By “cloud computing”, we don’t mean the vague term that’s often applied to consumer services that store your data on a remote server somewhere. We mean actual computing as a service for companies, organizations, and even individuals who want to take advantage of it.
Traditionally, businesses and other organizations would host their own infrastructure. A business would have its own web server (or email server, or whatever) on its own hardware. If more power was needed, the business would have to purchase more server hardware. The business would also have to pay someone to administrate that hardware and pay for a solid Internet connection to serve its customers. Alternatively, there are hosting companies that host your services on some of their own hardware in their data centers, for a fee.
Cloud computing works a bit differently. Rather than run your own hardware or pay for use of some specific hardware in someone else’s data center, you just pay for access to a massive pool of computing resources provided by Microsoft (or Amazon, or Google). This allows you to host web servers, email servers, databases, file storage servers, virtual machines, user directories, or anything else you might want. When you need more computing resources, you don’t have to purchase physical hardware. The “cloud” shares the hardware and automatically assigns the work, as necessary. You pay for as many computing resources as you need, and not a specific number of hardware servers on a rack somewhere.
What can Microsoft Azure Do?
The Microsoft Azure website provides a directory of hundreds of different services you can use, including full virtual machines, databases, file storage, backups, and services for mobile and web apps.
This service was originally named “Windows Azure”, but transitioned to “Microsoft Azure” because it can handle much more than just Windows. You can run either Windows or Linux virtual machines on Azure, for example—whichever you prefer.
Digging through these hundreds of services, you’ll see that you can do practically anything. And for anything Azure doesn’t offer in an easy service, you can set up a Windows or Linux virtual machine that hosts whatever software you want to use. You could even host a Windows or Linux desktop in the cloud on a virtual machine and connect to it remotely. It’s just another way to use remote computing resources.
Microsoft is also using Azure to extend Windows in some important ways. Traditionally, organizations that wanted to have a central user directory and management of their PCs needed to run their own Microsoft Active Directory server. Now, in addition to the traditional Active Directory software that can be installed on a Windows server, an organization can use Azure Active Directory.

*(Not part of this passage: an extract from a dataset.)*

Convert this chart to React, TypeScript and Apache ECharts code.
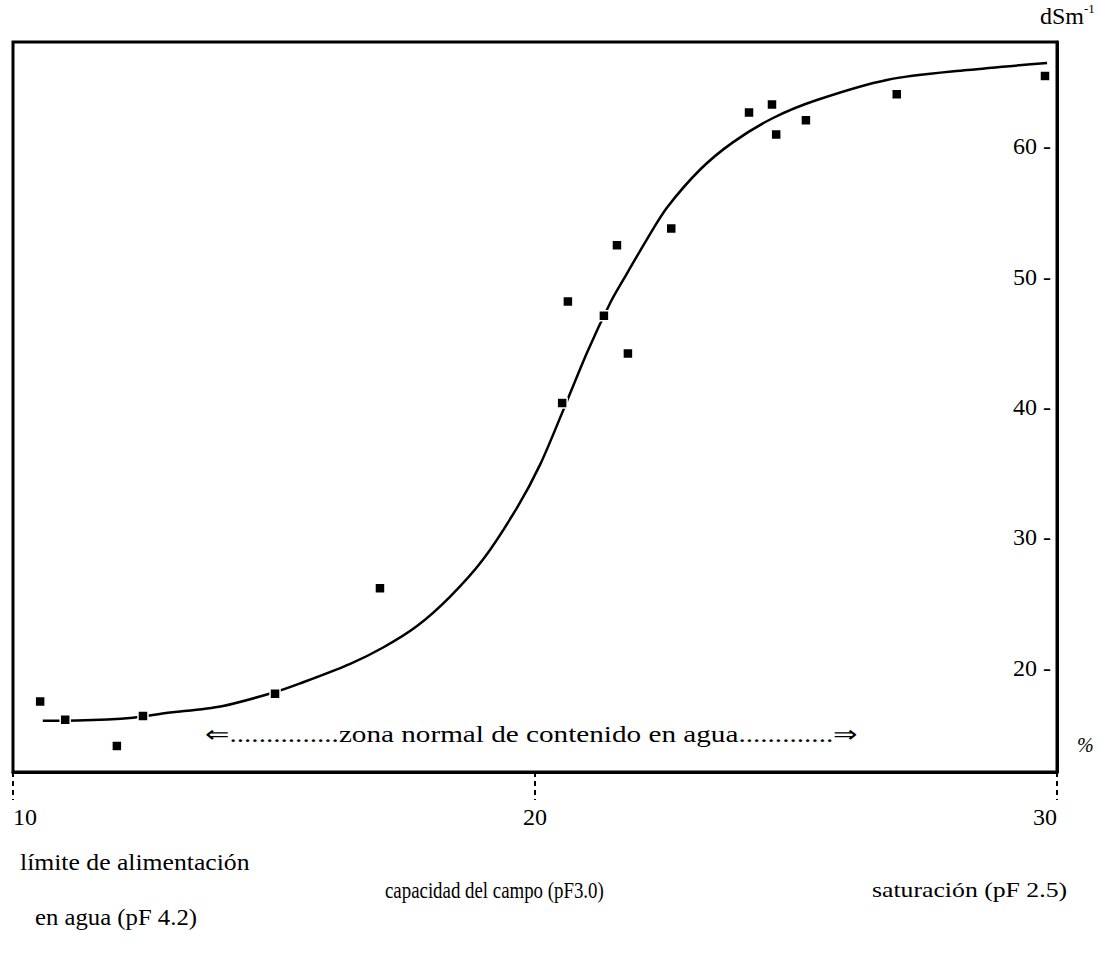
import React, { useEffect, useRef } from "react";
import * as echarts from "echarts";

// Humidity (%) vs conductivity (dSm-1) measurements
const measuredX = [10.52, 11.0, 11.99, 12.49, 15.02, 17.03, 20.52, 20.63, 21.32, 21.57, 21.78, 22.61, 24.1, 24.54, 24.62, 25.19, 26.93, 29.77];
const measuredY = [17.4, 16.0, 14.0, 16.3, 18.0, 26.1, 40.3, 48.1, 47.0, 52.4, 44.1, 53.7, 62.6, 63.2, 60.9, 62.0, 64.0, 65.4];

// Fitted curve
const curveX = [10.57, 11.23, 12.3, 12.9, 14.0, 14.98, 15.5, 16.46, 17.09, 17.74, 18.37, 19.0, 19.66, 20.1, 20.52, 21.0, 21.44, 21.69, 22.15, 22.53, 23.16, 23.79, 24.56, 25.4, 26.74, 28.28, 29.81];
const curveY = [15.93, 15.95, 16.16, 16.5, 17.05, 18.08, 18.8, 20.3, 21.55, 23.2, 25.44, 28.28, 32.3, 35.6, 39.55, 44.2, 47.98, 49.75, 52.9, 55.3, 58.2, 60.3, 62.17, 63.55, 65.09, 65.85, 66.39];

const xTickLabels = [10, 20, 30];
const yTickLabels = [20, 30, 40, 50, 60];

const bottomNotes = [
  "límite de alimentación",
  "en agua (pF 4.2)",
  "capacidad del campo (pF3.0)",
  "saturación (pF 2.5)",
];
const zoneText = "⇐...............zona normal de contenido en agua.............⇒";
const yUnit = "dSm";
const yUnitExp = "-1";
const xUnit = "%";

const FONT = "Liberation Serif";

export default function App() {
  const ref = useRef<HTMLDivElement>(null);
  useEffect(() => {
    if (!ref.current) return;
    const chart = echarts.init(ref.current, undefined, { renderer: "svg" });
    const scatterData = measuredX.map((x, i) => [x, measuredY[i]]);
    const curveData = curveX.map((x, i) => [x, curveY[i]]);
    const txt = (text: string, x: number, y: number, size: number, sx: number) => ({
      type: "text",
      x,
      y,
      scaleX: sx,
      style: {
        text,
        fontSize: size,
        fontFamily: FONT,
        fill: "#000",
        verticalAlign: "middle",
        align: "left",
      },
    });
    chart.setOption({
      animation: false,
      backgroundColor: "#fff",
      grid: {
        left: 13,
        right: 43,
        top: 42,
        bottom: 187,
        show: true,
        borderColor: "#000",
        borderWidth: 3,
        containLabel: false,
      },
      xAxis: {
        type: "value",
        min: 10,
        max: 30,
        interval: 10,
        axisLine: { show: true, lineStyle: { color: "#000", width: 3 } },
        axisTick: { show: true, length: 28, lineStyle: { color: "#000", width: 2, type: [5, 4] } },
        splitLine: { show: false },
        axisLabel: {
          margin: 33,
          color: "#000",
          fontSize: 24,
          fontFamily: FONT,
          alignMinLabel: "left",
          alignMaxLabel: "right",
          formatter: (v: number) => (xTickLabels.includes(v) ? String(v) : ""),
        },
      },
      yAxis: {
        type: "value",
        position: "right",
        min: 12,
        max: 68,
        splitNumber: 5,
        axisLine: { show: true, lineStyle: { color: "#000", width: 3 } },
        axisTick: { show: false },
        splitLine: { show: false },
        axisLabel: {
          inside: true,
          margin: 6,
          color: "#000",
          fontSize: 24,
          fontFamily: FONT,
          showMinLabel: false,
          showMaxLabel: false,
          formatter: (v: number) => (yTickLabels.includes(v) ? `${v} -` : ""),
        },
      },
      series: [
        {
          type: "line",
          data: curveData,
          smooth: 0.3,
          showSymbol: false,
          lineStyle: { color: "#000", width: 2.5 },
          z: 2,
        },
        {
          type: "scatter",
          data: scatterData,
          symbol: "rect",
          symbolSize: 10,
          itemStyle: { color: "#000", opacity: 1, borderColor: "#fff", borderWidth: 1.5 },
          z: 3,
        },
      ],
      graphic: [
        {
          type: "text",
          x: 1040,
          y: 30,
          style: {
            text: `{b|${yUnit}}{s|${yUnitExp}}`,
            verticalAlign: "bottom",
            rich: {
              b: { fontSize: 24, fontFamily: FONT, fill: "#000" },
              s: { fontSize: 13, fontFamily: FONT, fill: "#000", padding: [0, 0, 15, 0] },
            },
          },
        },
        {
          type: "text",
          x: 1077,
          y: 745,
          style: { text: xUnit, fontSize: 20, fontStyle: "italic", fontFamily: FONT, fill: "#000", verticalAlign: "middle" },
        },
        txt(zoneText, 205, 735, 23, 1.27),
        txt(bottomNotes[0], 20, 862, 24, 1.07),
        txt(bottomNotes[1], 35, 917, 24, 1.03),
        txt(bottomNotes[2], 385, 890, 23, 0.82),
        txt(bottomNotes[3], 872, 890, 22, 1.17),
      ],
    });
    return () => chart.dispose();
  }, []);
  return (
    <div
      ref={ref}
      style={{ position: "fixed", left: 0, top: 0, width: 1100, height: 959, background: "#fff" }}
    />
  );
}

Azure AD is the same sort of thing—but hosted on Microsoft Azure. It allows organizations to have all those centralized administration features without requiring them to host their own Active Directory server (and set up the often complicated infrastructure and access permissions needed to make it work remotely).
Much of what Azure does isn’t exclusive to Azure. Amazon, Microsoft, and Google are competing. Amazon Web Services, for example, is the leader in the field—ahead of both Microsoft and Google offerings.